Figure scripts
# # # #

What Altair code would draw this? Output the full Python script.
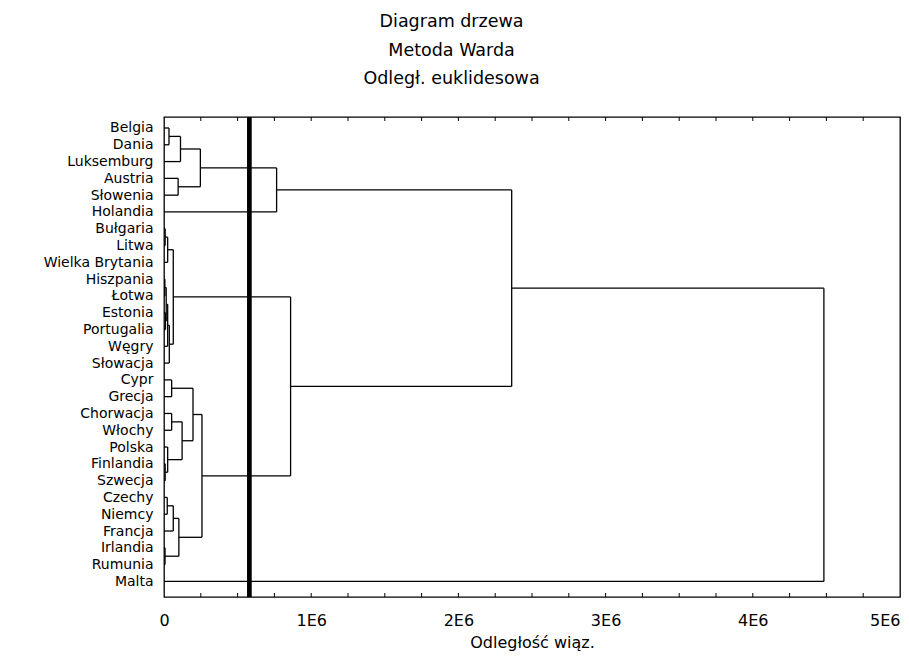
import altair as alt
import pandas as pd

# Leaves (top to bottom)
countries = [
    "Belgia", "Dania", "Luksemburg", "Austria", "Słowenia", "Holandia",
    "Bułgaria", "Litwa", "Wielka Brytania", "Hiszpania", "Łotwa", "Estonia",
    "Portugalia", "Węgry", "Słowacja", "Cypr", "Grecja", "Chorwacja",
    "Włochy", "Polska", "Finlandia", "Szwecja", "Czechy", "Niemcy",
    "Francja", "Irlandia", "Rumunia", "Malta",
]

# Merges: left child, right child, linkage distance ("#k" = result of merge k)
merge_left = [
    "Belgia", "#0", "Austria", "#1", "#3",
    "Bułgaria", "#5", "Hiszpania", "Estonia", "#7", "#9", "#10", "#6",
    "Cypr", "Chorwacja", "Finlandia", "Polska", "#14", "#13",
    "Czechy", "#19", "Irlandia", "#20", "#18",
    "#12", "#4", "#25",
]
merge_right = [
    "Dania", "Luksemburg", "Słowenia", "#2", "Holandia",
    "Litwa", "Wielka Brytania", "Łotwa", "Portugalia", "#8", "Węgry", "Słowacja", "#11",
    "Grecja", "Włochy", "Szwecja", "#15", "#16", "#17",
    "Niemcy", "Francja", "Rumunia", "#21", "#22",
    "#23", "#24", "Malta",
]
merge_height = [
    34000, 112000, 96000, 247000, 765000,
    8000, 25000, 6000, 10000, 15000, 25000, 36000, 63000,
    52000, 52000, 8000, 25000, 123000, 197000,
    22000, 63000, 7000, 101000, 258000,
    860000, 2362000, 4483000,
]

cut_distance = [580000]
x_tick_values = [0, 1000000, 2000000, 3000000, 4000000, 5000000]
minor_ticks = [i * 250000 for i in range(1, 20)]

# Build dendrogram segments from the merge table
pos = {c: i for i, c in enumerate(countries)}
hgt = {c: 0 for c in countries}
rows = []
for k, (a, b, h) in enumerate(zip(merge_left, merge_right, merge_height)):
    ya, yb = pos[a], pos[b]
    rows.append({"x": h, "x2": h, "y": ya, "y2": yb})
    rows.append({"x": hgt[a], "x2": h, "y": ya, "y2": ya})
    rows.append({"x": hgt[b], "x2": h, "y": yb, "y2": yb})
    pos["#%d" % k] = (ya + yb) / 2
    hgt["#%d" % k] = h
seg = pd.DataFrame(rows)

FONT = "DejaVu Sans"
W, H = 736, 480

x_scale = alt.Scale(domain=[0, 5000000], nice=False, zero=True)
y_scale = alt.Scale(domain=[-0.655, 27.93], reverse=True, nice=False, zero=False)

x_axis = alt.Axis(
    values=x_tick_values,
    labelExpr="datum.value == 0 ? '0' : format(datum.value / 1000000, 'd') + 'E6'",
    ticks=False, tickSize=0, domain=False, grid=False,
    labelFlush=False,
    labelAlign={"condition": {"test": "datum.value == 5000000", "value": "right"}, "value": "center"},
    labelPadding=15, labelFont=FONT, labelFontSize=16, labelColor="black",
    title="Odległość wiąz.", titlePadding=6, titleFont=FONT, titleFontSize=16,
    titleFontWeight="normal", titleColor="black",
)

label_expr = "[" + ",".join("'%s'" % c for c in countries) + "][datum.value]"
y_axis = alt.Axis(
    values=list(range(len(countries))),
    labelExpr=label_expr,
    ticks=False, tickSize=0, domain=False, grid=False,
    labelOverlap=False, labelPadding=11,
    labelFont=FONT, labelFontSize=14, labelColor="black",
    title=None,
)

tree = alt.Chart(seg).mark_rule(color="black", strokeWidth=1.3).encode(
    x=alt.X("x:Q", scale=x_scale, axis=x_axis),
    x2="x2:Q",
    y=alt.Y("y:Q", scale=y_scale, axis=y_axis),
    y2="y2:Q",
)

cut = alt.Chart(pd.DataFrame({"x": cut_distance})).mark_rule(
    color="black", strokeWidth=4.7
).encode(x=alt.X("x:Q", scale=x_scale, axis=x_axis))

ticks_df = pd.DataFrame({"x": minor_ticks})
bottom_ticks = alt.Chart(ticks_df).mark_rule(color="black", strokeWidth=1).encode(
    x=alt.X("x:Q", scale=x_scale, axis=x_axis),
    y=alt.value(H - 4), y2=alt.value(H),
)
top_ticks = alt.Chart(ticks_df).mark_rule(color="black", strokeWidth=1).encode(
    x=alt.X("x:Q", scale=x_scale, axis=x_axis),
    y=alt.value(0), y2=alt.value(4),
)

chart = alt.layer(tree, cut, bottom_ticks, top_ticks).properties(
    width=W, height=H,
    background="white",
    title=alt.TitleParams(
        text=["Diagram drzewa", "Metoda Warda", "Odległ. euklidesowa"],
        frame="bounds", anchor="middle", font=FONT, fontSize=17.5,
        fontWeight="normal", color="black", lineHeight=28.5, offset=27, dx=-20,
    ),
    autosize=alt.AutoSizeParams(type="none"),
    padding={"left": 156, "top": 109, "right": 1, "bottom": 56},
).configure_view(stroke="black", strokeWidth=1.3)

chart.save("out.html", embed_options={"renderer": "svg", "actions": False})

# # # #

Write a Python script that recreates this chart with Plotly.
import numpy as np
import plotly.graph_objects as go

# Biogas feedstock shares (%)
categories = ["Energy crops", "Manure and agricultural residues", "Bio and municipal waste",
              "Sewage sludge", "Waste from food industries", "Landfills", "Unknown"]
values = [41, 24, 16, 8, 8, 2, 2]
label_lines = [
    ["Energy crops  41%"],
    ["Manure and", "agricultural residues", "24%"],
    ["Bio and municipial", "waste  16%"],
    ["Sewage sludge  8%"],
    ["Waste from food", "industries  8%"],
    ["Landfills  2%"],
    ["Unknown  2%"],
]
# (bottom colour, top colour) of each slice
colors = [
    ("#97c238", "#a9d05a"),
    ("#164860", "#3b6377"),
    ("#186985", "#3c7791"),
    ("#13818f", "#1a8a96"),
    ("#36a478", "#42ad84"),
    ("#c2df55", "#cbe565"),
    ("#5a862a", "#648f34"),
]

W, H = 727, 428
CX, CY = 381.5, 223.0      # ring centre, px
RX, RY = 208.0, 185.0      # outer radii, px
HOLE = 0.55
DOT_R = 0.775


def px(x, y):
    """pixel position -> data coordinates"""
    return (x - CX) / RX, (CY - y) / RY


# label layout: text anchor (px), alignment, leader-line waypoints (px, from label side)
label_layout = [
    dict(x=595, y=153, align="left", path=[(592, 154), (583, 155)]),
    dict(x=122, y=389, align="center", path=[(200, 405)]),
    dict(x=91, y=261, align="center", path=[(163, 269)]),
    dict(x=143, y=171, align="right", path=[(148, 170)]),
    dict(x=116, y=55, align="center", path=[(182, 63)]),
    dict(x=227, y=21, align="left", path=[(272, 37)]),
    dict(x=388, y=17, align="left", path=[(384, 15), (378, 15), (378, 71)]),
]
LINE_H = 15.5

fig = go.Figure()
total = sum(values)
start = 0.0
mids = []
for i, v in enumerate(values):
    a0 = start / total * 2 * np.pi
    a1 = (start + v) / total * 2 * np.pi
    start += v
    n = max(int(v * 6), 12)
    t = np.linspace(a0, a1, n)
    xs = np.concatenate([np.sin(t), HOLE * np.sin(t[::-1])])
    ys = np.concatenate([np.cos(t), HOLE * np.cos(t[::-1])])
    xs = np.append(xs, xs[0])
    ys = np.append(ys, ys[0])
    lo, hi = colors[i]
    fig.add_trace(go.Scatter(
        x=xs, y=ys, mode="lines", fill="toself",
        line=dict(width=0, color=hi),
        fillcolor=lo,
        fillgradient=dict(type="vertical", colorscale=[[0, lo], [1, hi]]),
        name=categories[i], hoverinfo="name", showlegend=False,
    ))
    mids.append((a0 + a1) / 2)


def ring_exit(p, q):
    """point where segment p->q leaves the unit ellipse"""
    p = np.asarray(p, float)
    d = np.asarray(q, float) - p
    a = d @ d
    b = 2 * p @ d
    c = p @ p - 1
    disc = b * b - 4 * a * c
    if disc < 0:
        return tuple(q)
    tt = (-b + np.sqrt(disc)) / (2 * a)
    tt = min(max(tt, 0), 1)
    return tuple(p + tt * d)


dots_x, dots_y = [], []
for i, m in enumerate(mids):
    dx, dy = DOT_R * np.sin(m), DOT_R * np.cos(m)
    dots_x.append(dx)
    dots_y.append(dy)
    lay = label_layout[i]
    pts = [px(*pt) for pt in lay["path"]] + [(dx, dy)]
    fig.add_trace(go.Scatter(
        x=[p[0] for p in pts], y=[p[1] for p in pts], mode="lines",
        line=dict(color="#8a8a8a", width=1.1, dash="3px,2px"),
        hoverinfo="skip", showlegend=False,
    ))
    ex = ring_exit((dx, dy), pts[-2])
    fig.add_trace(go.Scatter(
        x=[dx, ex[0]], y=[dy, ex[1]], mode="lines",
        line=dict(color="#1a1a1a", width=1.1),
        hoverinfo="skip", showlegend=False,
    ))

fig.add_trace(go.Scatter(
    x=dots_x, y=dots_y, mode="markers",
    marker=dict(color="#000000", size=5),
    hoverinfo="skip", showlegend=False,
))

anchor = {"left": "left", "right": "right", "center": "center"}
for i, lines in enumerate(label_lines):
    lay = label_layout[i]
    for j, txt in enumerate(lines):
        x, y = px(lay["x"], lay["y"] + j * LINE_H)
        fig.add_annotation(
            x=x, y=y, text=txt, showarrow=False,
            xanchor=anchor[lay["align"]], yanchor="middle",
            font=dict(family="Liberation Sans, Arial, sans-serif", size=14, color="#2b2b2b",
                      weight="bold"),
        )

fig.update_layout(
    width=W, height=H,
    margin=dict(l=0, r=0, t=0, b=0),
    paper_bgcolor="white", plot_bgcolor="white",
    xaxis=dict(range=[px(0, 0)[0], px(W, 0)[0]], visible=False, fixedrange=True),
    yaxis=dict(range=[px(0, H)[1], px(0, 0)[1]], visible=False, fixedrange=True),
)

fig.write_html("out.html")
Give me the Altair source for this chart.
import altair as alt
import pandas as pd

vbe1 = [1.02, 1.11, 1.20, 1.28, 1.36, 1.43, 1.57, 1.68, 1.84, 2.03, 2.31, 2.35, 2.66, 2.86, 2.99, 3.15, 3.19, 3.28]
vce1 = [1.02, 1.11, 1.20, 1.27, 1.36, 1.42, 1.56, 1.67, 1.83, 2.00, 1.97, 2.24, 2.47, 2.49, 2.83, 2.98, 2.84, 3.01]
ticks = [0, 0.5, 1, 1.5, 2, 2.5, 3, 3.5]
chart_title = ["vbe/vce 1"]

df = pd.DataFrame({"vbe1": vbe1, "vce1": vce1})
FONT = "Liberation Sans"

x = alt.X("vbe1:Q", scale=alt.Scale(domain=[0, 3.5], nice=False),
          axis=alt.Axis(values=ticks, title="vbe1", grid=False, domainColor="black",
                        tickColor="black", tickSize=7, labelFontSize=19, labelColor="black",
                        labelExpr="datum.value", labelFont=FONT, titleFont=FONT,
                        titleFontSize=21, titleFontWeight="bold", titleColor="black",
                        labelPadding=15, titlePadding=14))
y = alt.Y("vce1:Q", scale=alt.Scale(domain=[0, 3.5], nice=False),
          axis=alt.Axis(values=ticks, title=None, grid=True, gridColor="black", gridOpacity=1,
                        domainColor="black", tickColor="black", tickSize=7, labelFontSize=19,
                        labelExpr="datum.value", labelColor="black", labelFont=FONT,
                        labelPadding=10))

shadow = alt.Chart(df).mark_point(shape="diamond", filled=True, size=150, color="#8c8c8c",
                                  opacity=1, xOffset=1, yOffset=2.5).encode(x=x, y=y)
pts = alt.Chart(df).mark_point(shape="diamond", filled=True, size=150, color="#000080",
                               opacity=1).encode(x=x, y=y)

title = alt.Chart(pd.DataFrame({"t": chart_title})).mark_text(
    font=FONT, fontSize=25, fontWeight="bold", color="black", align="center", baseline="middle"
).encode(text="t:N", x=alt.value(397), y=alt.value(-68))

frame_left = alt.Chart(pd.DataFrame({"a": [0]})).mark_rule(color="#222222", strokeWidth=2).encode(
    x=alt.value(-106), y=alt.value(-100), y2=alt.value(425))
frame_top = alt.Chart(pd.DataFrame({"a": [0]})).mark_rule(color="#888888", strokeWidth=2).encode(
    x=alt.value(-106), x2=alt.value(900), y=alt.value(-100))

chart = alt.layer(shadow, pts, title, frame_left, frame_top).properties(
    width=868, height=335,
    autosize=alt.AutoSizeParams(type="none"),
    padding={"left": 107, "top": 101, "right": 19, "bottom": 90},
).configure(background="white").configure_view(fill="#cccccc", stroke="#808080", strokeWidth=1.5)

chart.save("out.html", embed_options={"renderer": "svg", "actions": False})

# # # #

> _WHAT IS NEEDED_
Pictures are not part of the copy. Write out only the lines from the one containing "What Altair code" through the one containing "minor_ticks = [i", exactly as they stand, both included.

> _TASK RESULT_
What Altair code would draw this? Output the full Python script.
import altair as alt
import pandas as pd

# Leaves (top to bottom)
countries = [
    "Belgia", "Dania", "Luksemburg", "Austria", "Słowenia", "Holandia",
    "Bułgaria", "Litwa", "Wielka Brytania", "Hiszpania", "Łotwa", "Estonia",
    "Portugalia", "Węgry", "Słowacja", "Cypr", "Grecja", "Chorwacja",
    "Włochy", "Polska", "Finlandia", "Szwecja", "Czechy", "Niemcy",
    "Francja", "Irlandia", "Rumunia", "Malta",
]

# Merges: left child, right child, linkage distance ("#k" = result of merge k)
merge_left = [
    "Belgia", "#0", "Austria", "#1", "#3",
    "Bułgaria", "#5", "Hiszpania", "Estonia", "#7", "#9", "#10", "#6",
    "Cypr", "Chorwacja", "Finlandia", "Polska", "#14", "#13",
    "Czechy", "#19", "Irlandia", "#20", "#18",
    "#12", "#4", "#25",
]
merge_right = [
    "Dania", "Luksemburg", "Słowenia", "#2", "Holandia",
    "Litwa", "Wielka Brytania", "Łotwa", "Portugalia", "#8", "Węgry", "Słowacja", "#11",
    "Grecja", "Włochy", "Szwecja", "#15", "#16", "#17",
    "Niemcy", "Francja", "Rumunia", "#21", "#22",
    "#23", "#24", "Malta",
]
merge_height = [
    34000, 112000, 96000, 247000, 765000,
    8000, 25000, 6000, 10000, 15000, 25000, 36000, 63000,
    52000, 52000, 8000, 25000, 123000, 197000,
    22000, 63000, 7000, 101000, 258000,
    860000, 2362000, 4483000,
]

cut_distance = [580000]
x_tick_values = [0, 1000000, 2000000, 3000000, 4000000, 5000000]
minor_ticks = [i * 250000 for i in range(1, 20)]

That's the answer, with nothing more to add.